Spain yields hit 7 percent as rating cut to brink of junk

18 Jun, 2012

Spanish government bond yields hit a euro-era high above 7 percent on Thursday after Moody's cut the country's credit rating to one notch above "junk", pushing its borrowing costs ever higher and raising the prospect of a full-scale bailout.
Moody's slashed Spain three notches to Baa3, its lowest investment grade rating, and said it could cut the rating again within three months. It said the newly approved euro zone plan to help Spanish banks would increase the country's debt burden.
Yields on Spain's 10-year bonds rose as much as 25 basis points to 7.02 percent, a financing level seen as unsustainable in the long term. Shorter-dated paper was also under pressure, with two-year yields rising a similar amount to around 5.20 percent.

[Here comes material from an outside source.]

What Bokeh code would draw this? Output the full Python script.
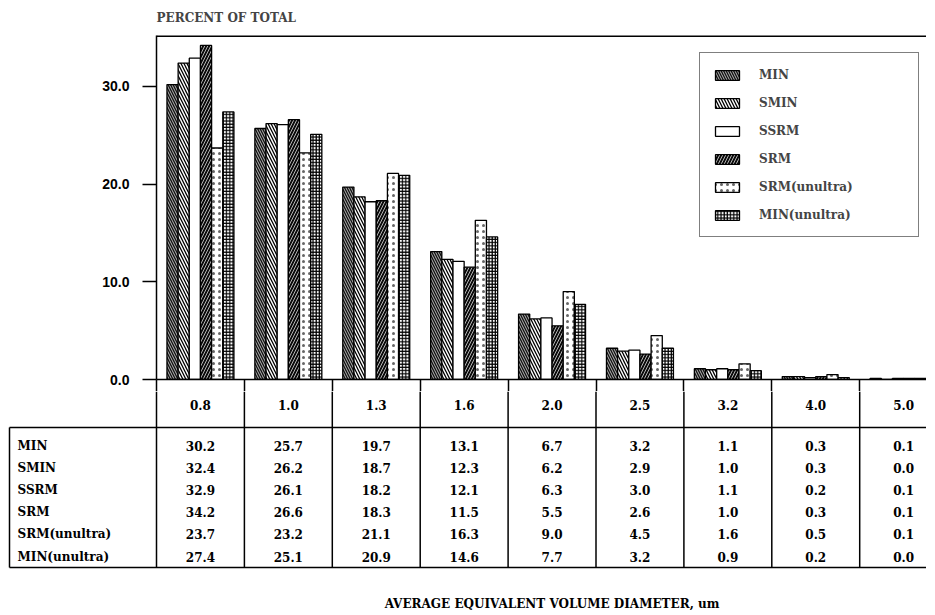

"The ratings cut is more bad news for Spain and it increases the chance of a full bailout," a trader said. Euro zone finance ministers agreed on Saturday to lend Spain up to 100 billion euros ($126 billion) to shore up its banks, a move that did little to reassure markets.
If Spain were cut to junk, some index-tracking investors would be forced to sell its bonds, adding to the upward pressure on yields and pushing funding costs higher still. Greece, Ireland and Portugal were quickly forced to ask for bailouts after yields on their bonds rose above 7 percent.
"Spain is teetering on the edge of investment grade status and the risk in the near term is that investors begin to trade the risk they are cut to speculative grade," said ING's head of investment grade strategy, Padhraic Garvey.
"And if they do get cut further, then you'll get another wave of selling."
Spanish banks were large buyers of their sovereign's debt earlier this year, absorbing bonds sold by international investors. But with the banks under increasing pressure it is unclear how much capacity they have to shore up the government in the future.
"If there's no reaction from Europe, it's a likely path (that yields will continue to rise)," said Peter Schaffrik, head of European rates strategy at RBC Capital Markets. "One of the only things we see that can change the situation on a lasting basis is some form of debt mutualisation, which the Germans are reluctant to do." Spain is due to borrow in the bond market next Thursday. Details of the bonds to be sold will be announced on Friday.